In 1951 the young Isou released his experimental and revolutionary film ''Traité de bave et d'éternité'' (Treatise on Venom And Eternity), work deemed revolting by many critics present at the premiere. Including a reflexive discourse on the making of a new cinema, it became a virtual ''Lettriste'' film manifesto. Attacking many film conventions by chiseling away at them in his film, Isou introduced the concept of "discrepancy cinema" where the sound track has little or nothing to do with the accompanying images. The sound track of Treatise on Venom and Eternity begins with jarring and unpleasant human noises, which continue in low volume throughout the spoken dialogue. In addition, the celluloid on which the film was recorded was attacked with destructive techniques such as scratches and bleaching. The film caused a scandal at the 1951 Cannes Film Festival, and was later introduced into the United States, where it influenced avant-garde film makers such as Stan Brakhage. In the early fifties one segment of Orson Welles film journal, which was entitled Le Letrrisme est la Poesie en Vogue, included an interview with the young Isou and Maurice Lemaitre.

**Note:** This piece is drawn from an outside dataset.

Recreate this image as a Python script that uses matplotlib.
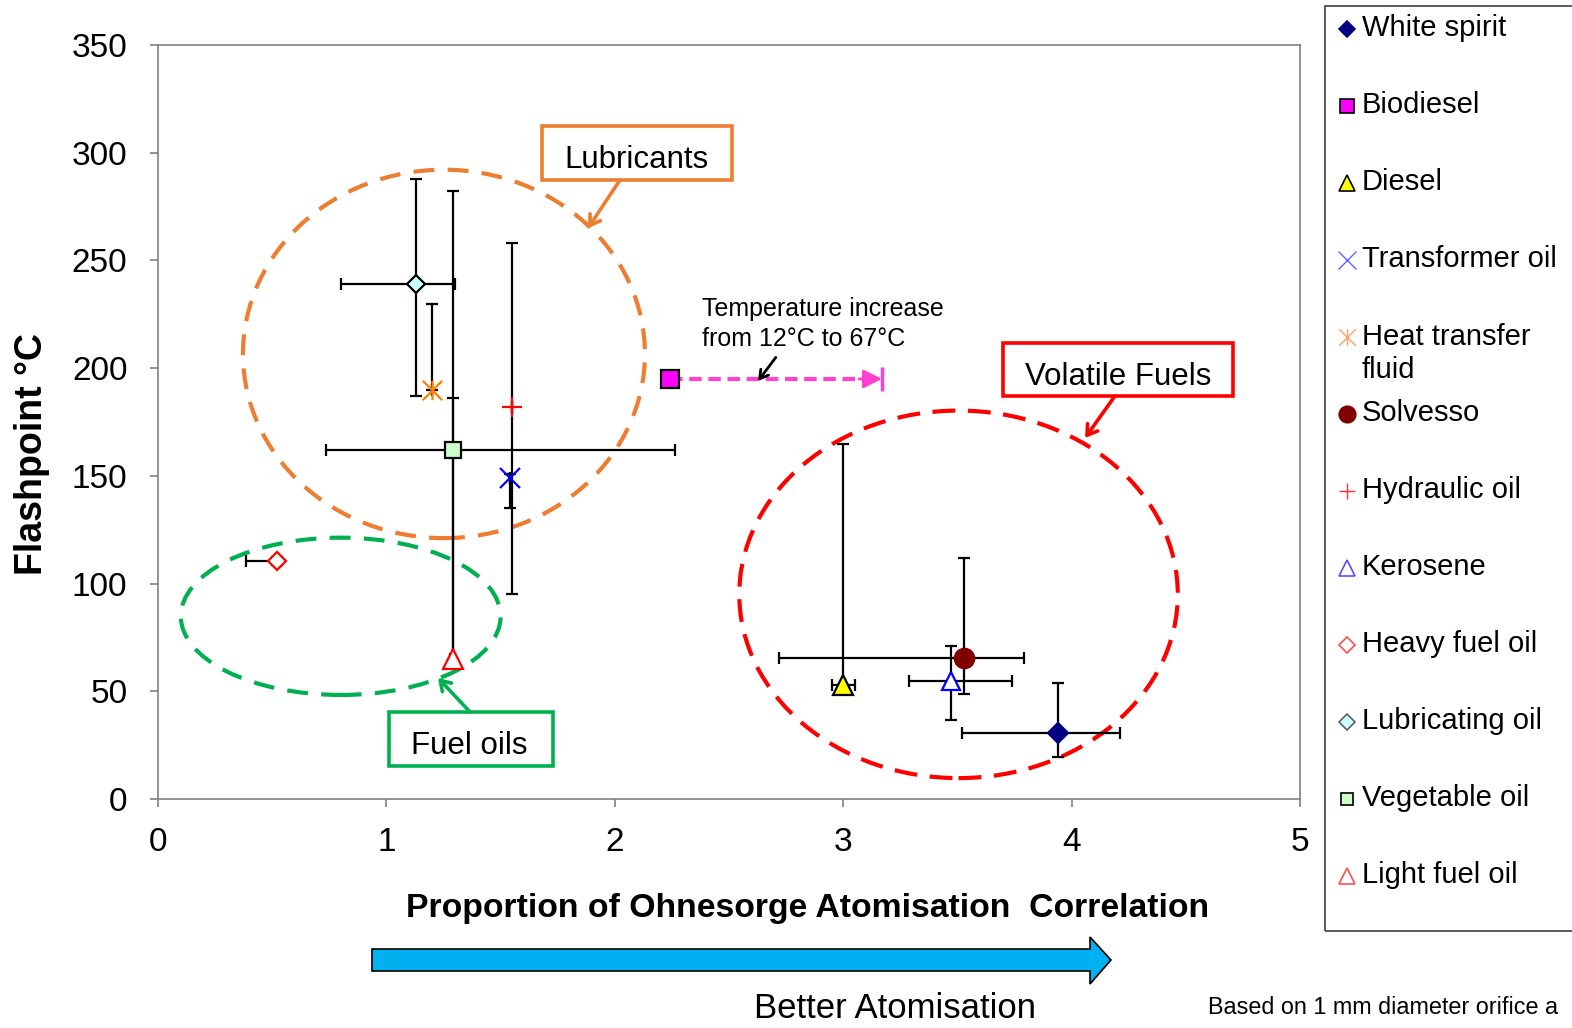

In the 1960s Lettrist, Lettrist-influenced works and Isidore Isou gained a great deal of respect in France. The influential writer Guy Debord the artist Gil J. Wolman and the writer and artist Gabriel Pomerand worked with Isou. Debord and Wolman later broke away to form the Lettrist International, which later merged with the International Movement for an Imaginist Bauhaus, and the London Psychogeographical Association to form the Situationist International, a dissident revolutionary group. In this new form using means acquired over the course of a decade prior, Lettrist art exerted a profound influence upon the posters, barricades, even designs for clothing in the attempted revolution of 1968. Although it had seemed a highly self-contained art in the post-war period, in 1968 it became more deeply involved in active social change than such movements as Existentialism and Surrealism, and came closer to producing actual transformation than these movements.
Isou's final public appearance was at the University of Paris on October 21, 2000.〔David Seaman, (''Isidore Isou a la Sorbonne'' ), at (Thing.net ); retrieved August 1, 2007〕 Crippled by ill health, he remained house-bound until his death in 2007. Many of his works, and those of the other Lettrists, have recently been reprinted in new editions, together with much hitherto unpublished material, most notably Isou's very large ''La Créatique ou la Novatique (1941-1976)'' (1,390 pages).
In July 2007, Kino International released a DVD collection ''Avant-Garde 2: Experimental Films 1928-1954'' which included Isou's film ''Traité de Bave et d'Èternité'' (''Venom and Eternity'') (1951).